*THE TASK*: Report every line in the listing below where the string "this" shows up.

----- DATASET RECORDS -----

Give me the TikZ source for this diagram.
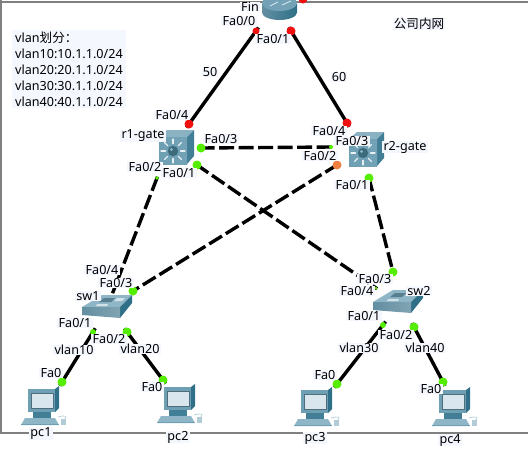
\documentclass[tikz,border=0pt]{standalone}
\usepackage{fontspec}
\setmainfont{Noto Sans}
\newfontfamily\cjkfont{Noto Sans CJK SC}
\usetikzlibrary{calc}
\definecolor{labelbg}{HTML}{F5F7FF}
\definecolor{frameg}{HTML}{808080}
\definecolor{iconlt}{HTML}{8FB6C6}
\definecolor{iconmd}{HTML}{6E9FB3}
\definecolor{icondk}{HTML}{2F7088}
\definecolor{screenc}{HTML}{D9E6EE}
\definecolor{dotgreen}{HTML}{55EE00}
\definecolor{dotred}{HTML}{F01010}
\definecolor{dotorange}{HTML}{F08040}
\tikzset{
  lab/.style={fill=labelbg,inner xsep=1.2pt,inner ysep=0.3pt,text=black,font=\fontsize{12.6}{13}\selectfont},
  solidlink/.style={line width=3.4,black,shorten <=-9,shorten >=-9},
  dashlink/.style={line width=3.4,black,dash pattern=on 15 off 4.5,shorten <=-6,shorten >=-6},
  framel/.style={line width=2.2,frameg},
  port/.style={circle,inner sep=0,minimum size=9},
  pics/mlsw/.style={code={
    \fill[iconlt!85!iconmd] (-14,-14) -- (-6,-21) -- (21,-21) -- (14,-14) -- cycle;
    \fill[icondk!70!iconmd] (14,-14) -- (21,-21) -- (21,5) -- (14,13) -- cycle;
    \shade[left color=iconmd,right color=iconmd!85!iconlt] (-14,-14) rectangle (14,13);
    \foreach \a in {0,45,...,315}{\draw[white!80!iconlt,line width=1.2,line cap=round] (\a:7.5) -- (\a:12);}
    \fill[icondk!55!iconmd!80!black] (0,0) circle (5.2);
    \fill[iconmd!80!white] (-1.5,-1.5) circle (1.6);
  }},
  pics/lsw/.style={code={
    \fill[iconlt] (-3,-10) -- (27,-10) -- (15,2) -- (-23,2) -- cycle;
    \fill[icondk] (27,-10) -- (27,-2) -- (15,13) -- (15,2) -- cycle;
    \shade[left color=iconmd!90!black,right color=iconlt!90!black] (-23,2) -- (15,2) -- (15,13) -- (-23,10) -- cycle;
    \fill[iconmd!80!black] (-1,-7) -- (10,-7) -- (6,-3) -- (-6,-3) -- cycle;
    \fill[white!60!iconlt] (12,-7) -- (20,-7) -- (17,-4) -- (9,-4) -- cycle;
    \fill[white!60!iconlt] (-8,-1) -- (3,-1) -- (2,1) -- (-9,1) -- cycle;
  }},
  pics/pcicon/.style={code={
    \fill[icondk] (27,0) -- (31,-3) -- (31,19) -- (27,23) -- cycle;
    \fill[iconmd] (0,0) rectangle (27,23);
    \fill[screenc,draw=iconmd!70!black,line width=0.4] (3,4) rectangle (25,19);
    \fill[icondk!70!iconmd] (5,23) rectangle (23,29);
    \fill[iconlt] (-3,29) -- (27,29) -- (31,36) -- (-7,36) -- cycle;
    \fill[iconmd] (-7,34.5) rectangle (31,36);
    \fill[iconlt!70!white] (33,30) rectangle (38,36);
    \draw[iconlt!70!white,line width=0.7] (30,28) .. controls (36,26) and (40,27) .. (37,30);
  }}
}
\begin{document}
\begin{tikzpicture}[x=1pt,y=-1pt]
\useasboundingbox (0,0) rectangle (528,448);
\clip (0,0) rectangle (528,448);
\fill[white] (0,0) rectangle (528,448);
\draw[framel] (0,1.7) -- (528,1.7);
\draw[framel] (1,0) -- (1,433) -- (528,433);

% ports
\node[port] (rp0) at (256,31) {};
\node[port] (rp1) at (291,31) {};
\node[port] (rp2) at (303,-1) {};
\node[port] (a4) at (189,124) {};
\node[port] (b4) at (347,123) {};
\node[port] (a3) at (201,148) {};
\node[port] (b3) at (331,147) {};
\node[port] (a1) at (197,165) {};
\node[port] (b2) at (337,165) {};
\node[port] (a2) at (157,178) {};
\node[port] (b1) at (369,178) {};
\node[port] (c4) at (113,292) {};
\node[port] (c3) at (133,291) {};
\node[port] (c1) at (93,332) {};
\node[port] (c2) at (127,332) {};
\node[port] (d3) at (393,272) {};
\node[port] (d4) at (376,288) {};
\node[port] (d1) at (383,325) {};
\node[port] (d2) at (414,327) {};
\node[port] (p1) at (62,382) {};
\node[port] (p2) at (163,380) {};
\node[port] (p3) at (337,384) {};
\node[port] (p4) at (443,382) {};

% connectors
\draw[solidlink] (rp0) -- (a4);
\draw[solidlink] (rp1) -- (b4);
\draw[dashlink] (a3) -- (b3);
\draw[dashlink] (a1) -- (d4);
\draw[dashlink] (b2) -- (c3);
\draw[dashlink] (a2) -- (c4);
\draw[dashlink] (b1) -- (d3);
\draw[solidlink] (c1) -- (p1);
\draw[solidlink] (c2) -- (p2);
\draw[solidlink] (d1) -- (p3);
\draw[solidlink] (d2) -- (p4);

% port dots above the connectors
\foreach \n/\c/\r in {rp0/dotred/3.5,rp1/dotred/4.5,rp2/dotred/4.5,a4/dotred/4.5,b4/dotred/4.5,a3/dotgreen/4.5,b3/dotgreen/2,a1/dotgreen/4.5,b2/dotorange/4.5,a2/dotgreen/1.8,b1/dotgreen/4.5,c3/dotgreen/4.5,c1/dotgreen/3,c2/dotgreen/4.5,d3/dotgreen/4.5,d4/dotgreen/1.5,d1/dotgreen/3,d2/dotgreen/4.5,p1/dotgreen/4.5,p2/dotgreen/4.5,p3/dotgreen/4.5,p4/dotgreen/4.5}{
  \fill[\c] (\n) circle (\r);
}

% devices
\shade[left color=iconmd!90!black,middle color=white!65!iconlt,right color=icondk] (262,4) -- (262,12.5) arc[start angle=180,end angle=0,x radius=17.5,y radius=7.5] -- (297,4) -- cycle;
\fill[iconmd!85!iconlt] (279.5,3) ellipse (17.5 and 8);
\draw[white!70!iconlt,line width=0.8] (270,6) -- (278,2) (282,5) -- (291,1);
\pic at (173,151) {mlsw};
\pic at (363,153) {mlsw};
\pic at (105,305) {lsw};
\pic at (396,300) {lsw};
\pic at (28,389) {pcicon};
\pic at (164,387) {pcicon};
\pic at (301,390) {pcicon};
\pic at (439,390) {pcicon};

% labels
\node[lab] (lfin) at (250,6.5) {Fin};
\node[lab] (l1) at (239,21) {Fa0/0};
\node[lab] (l2) at (273,39) {Fa0/1};
\node[lab] (l3) at (210,72) {50};
\node[lab] (l4) at (339,77) {60};
\node[lab] (l5) at (172,115) {Fa0/4};
\node[lab] (l6) at (143,136) {r1-gate};
\node[lab] (l7) at (221,139) {Fa0/3};
\node[lab] (l8) at (145,167) {Fa0/2};
\node[lab] (l9) at (179,173) {Fa0/1};
\node[lab] (l11) at (352,141) {Fa0/3};
\node[lab] (l10) at (329,131) {Fa0/4};
\node[lab] (l12) at (320,156) {Fa0/2};
\node[lab] (l13) at (405,147) {r2-gate};
\node[lab] (l14) at (352,185) {Fa0/1};
\node[lab] (l16) at (116,283) {Fa0/3};
\node[lab] (l15) at (102,270) {Fa0/4};
\node[lab] (l17) at (88,296) {sw1};
\node[lab] (l18) at (75,323) {Fa0/1};
\node[lab] (l19) at (109,339) {Fa0/2};
\node[lab] (l20) at (74,350) {vlan10};
\node[lab] (l21) at (140,349) {vlan20};
\node[lab] (l22) at (51,373) {Fa0};
\node[lab] (l23) at (152,387) {Fa0};
\node[lab] (l24) at (41,434) {pc1};
\node[lab] (l25) at (178,437) {pc2};
\node[lab] (l26) at (375,279) {Fa0/3};
\node[lab] (l27) at (357,291) {Fa0/4};
\node[lab] (l28) at (419,291) {sw2};
\node[lab] (l29) at (364,316) {Fa0/1};
\node[lab] (l30) at (396,335) {Fa0/2};
\node[lab] (l31) at (359,348) {vlan30};
\node[lab] (l32) at (425,348) {vlan40};
\node[lab] (l33) at (325,375) {Fa0};
\node[lab] (l34) at (431,389) {Fa0};
\node[lab] (l35) at (315,438) {pc3};
\node[lab] (l36) at (450,440) {pc4};
\node[lab,align=left,anchor=north west,inner xsep=3pt,inner ysep=1.5pt,font=\fontsize{12.6}{16}\selectfont] (vl) at (12,30) {vlan{\cjkfont 划分：}\\vlan10:10.1.1.0/24\\vlan20:20.1.1.0/24\\vlan30:30.1.1.0/24\\vlan40:40.1.1.0/24};
\node[lab] (corp) at (419,24) {\cjkfont 公司内网};
\end{tikzpicture}
\end{document}
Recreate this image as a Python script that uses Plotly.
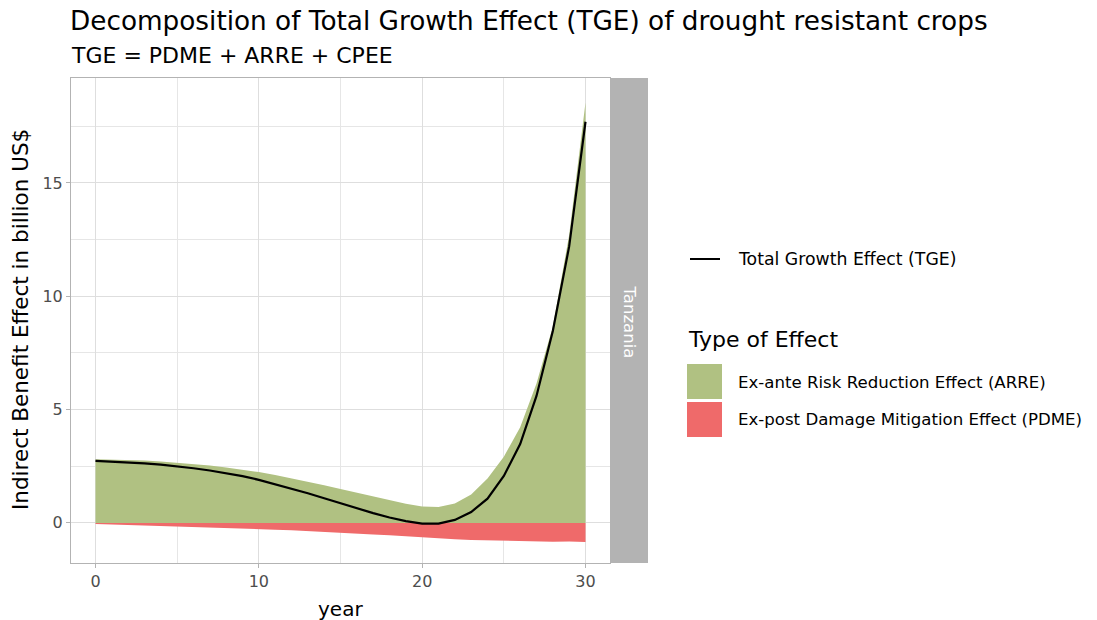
import plotly.graph_objects as go

years = list(range(0, 31))
arre = [2.81, 2.80, 2.78, 2.75, 2.71, 2.66, 2.60, 2.53, 2.44, 2.35, 2.24, 2.11, 1.97, 1.82,
        1.66, 1.50, 1.34, 1.17, 1.00, 0.84, 0.72, 0.70, 0.86, 1.25, 1.96, 2.92, 4.22, 6.15,
        8.66, 12.7, 18.55]
pdme = [-0.05, -0.07, -0.09, -0.11, -0.13, -0.15, -0.18, -0.20, -0.22, -0.25, -0.27, -0.30,
        -0.33, -0.36, -0.40, -0.43, -0.47, -0.51, -0.55, -0.60, -0.65, -0.69, -0.72, -0.75,
        -0.77, -0.79, -0.81, -0.82, -0.83, -0.82, -0.84]
tge = [2.74, 2.71, 2.68, 2.63, 2.57, 2.50, 2.41, 2.31, 2.19, 2.06, 1.90, 1.71, 1.51, 1.31,
       1.09, 0.87, 0.64, 0.43, 0.24, 0.08, -0.03, -0.03, 0.13, 0.48, 1.07, 2.07, 3.48, 5.60,
       8.47, 12.2, 17.7]

title_text = "Decomposition of Total Growth Effect (TGE) of drought resistant crops"
subtitle_text = "TGE = PDME + ARRE + CPEE"
facet_label = "Tanzania"
x_title = "year"
y_title = "Indirect Benefit Effect in billion US$"
line_name = "Total Growth Effect (TGE)"
legend_title = "Type of Effect"
arre_name = "Ex-ante Risk Reduction Effect (ARRE)"
pdme_name = "Ex-post Damage Mitigation Effect (PDME)"

GREEN = "#b0c182"
RED = "#ef6a6a"
FONT = "DejaVu Sans"

# page body has an 8px margin; lay out in reference pixel coords and offset
OFF = 8
W, H = 1097 - OFF, 620 - OFF
L, R, T, B = 71, 610, 78, 563  # panel edges in reference pixel coords
pw, ph = R - L, B - T


def px(xp):
    return (xp - L) / pw


def py(yp):
    return (B - yp) / ph


fig = go.Figure()
fig.add_trace(go.Scatter(x=years, y=arre, mode="lines", fill="tozeroy", fillcolor=GREEN,
                         line=dict(width=0, color=GREEN), name=arre_name, showlegend=False,
                         hoverinfo="skip"))
fig.add_trace(go.Scatter(x=years, y=pdme, mode="lines", fill="tozeroy", fillcolor=RED,
                         line=dict(width=0, color=RED), name=pdme_name, showlegend=False,
                         hoverinfo="skip"))
fig.add_trace(go.Scatter(x=years, y=tge, mode="lines", line=dict(width=2.2, color="black"),
                         name=line_name, showlegend=False))

grid_major = "#dedede"
grid_minor = "#e6e6e6"
tick_font = dict(family=FONT, size=16, color="#4d4d4d")
fig.update_xaxes(range=[-1.5, 31.5], tickvals=[0, 10, 20, 30], showgrid=True,
                 gridcolor=grid_major, gridwidth=1.2,
                 minor=dict(tickvals=[5, 15, 25], showgrid=True, gridcolor=grid_minor,
                            gridwidth=1, ticks=""),
                 ticks="outside", ticklen=4, tickcolor="#b3b3b3", tickwidth=1,
                 showline=True, mirror=True, linecolor="#b3b3b3", linewidth=1,
                 zeroline=False, tickfont=tick_font)
fig.update_yaxes(range=[-1.77, 19.63], tickvals=[0, 5, 10, 15], showgrid=True,
                 gridcolor=grid_major, gridwidth=1.2,
                 minor=dict(tickvals=[2.5, 7.5, 12.5, 17.5], showgrid=True,
                            gridcolor=grid_minor, gridwidth=1, ticks=""),
                 ticks="outside", ticklen=4, tickcolor="#b3b3b3", tickwidth=1,
                 showline=True, mirror=True, linecolor="#b3b3b3", linewidth=1,
                 zeroline=False, tickfont=tick_font)

shapes = []
annotations = []


def text(t, x, y, size, xanchor="left", angle=0, color="black"):
    annotations.append(dict(text=t, xref="paper", yref="paper", x=px(x), y=py(y),
                            showarrow=False, xanchor=xanchor, yanchor="middle",
                            textangle=angle, font=dict(family=FONT, size=size, color=color)))


# facet strip
shapes.append(dict(type="rect", xref="paper", yref="paper", x0=px(611), x1=px(648),
                   y0=0, y1=1, fillcolor="#b3b3b3", line=dict(width=0), layer="below"))
text(facet_label, 629.5, 322, 16.5, xanchor="center", angle=90, color="white")
# titles
text(title_text, 68, 21, 26.3)
text(subtitle_text, 69, 56, 22)
text(x_title, 340.5, 609, 20, xanchor="center")
text(y_title, 20, 320, 21.5, xanchor="center", angle=-90)
# legend (drawn manually)
shapes.append(dict(type="line", xref="paper", yref="paper", x0=px(690), x1=px(720),
                   y0=py(259), y1=py(259), line=dict(color="black", width=2)))
text(line_name, 736, 259, 17.3)
text(legend_title, 686, 339, 22)
shapes.append(dict(type="rect", xref="paper", yref="paper", x0=px(687), x1=px(722),
                   y0=py(399), y1=py(364), fillcolor=GREEN, line=dict(width=0)))
shapes.append(dict(type="rect", xref="paper", yref="paper", x0=px(687), x1=px(722),
                   y0=py(437), y1=py(402), fillcolor=RED, line=dict(width=0)))
text(arre_name, 736, 382, 16.6)
text(pdme_name, 736, 420, 16.6)

fig.update_layout(width=W, height=H,
                  margin=dict(l=L - OFF, r=(1097 - R), t=T - OFF, b=(620 - B)),
                  plot_bgcolor="white", paper_bgcolor="white", showlegend=False,
                  shapes=shapes, annotations=annotations,
                  font=dict(family=FONT))

fig.write_html("out.html")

-----

*EXERCISE OUTPUT*:
Give me the TikZ source for this diagram.
Recreate this image as a Python script that uses Plotly.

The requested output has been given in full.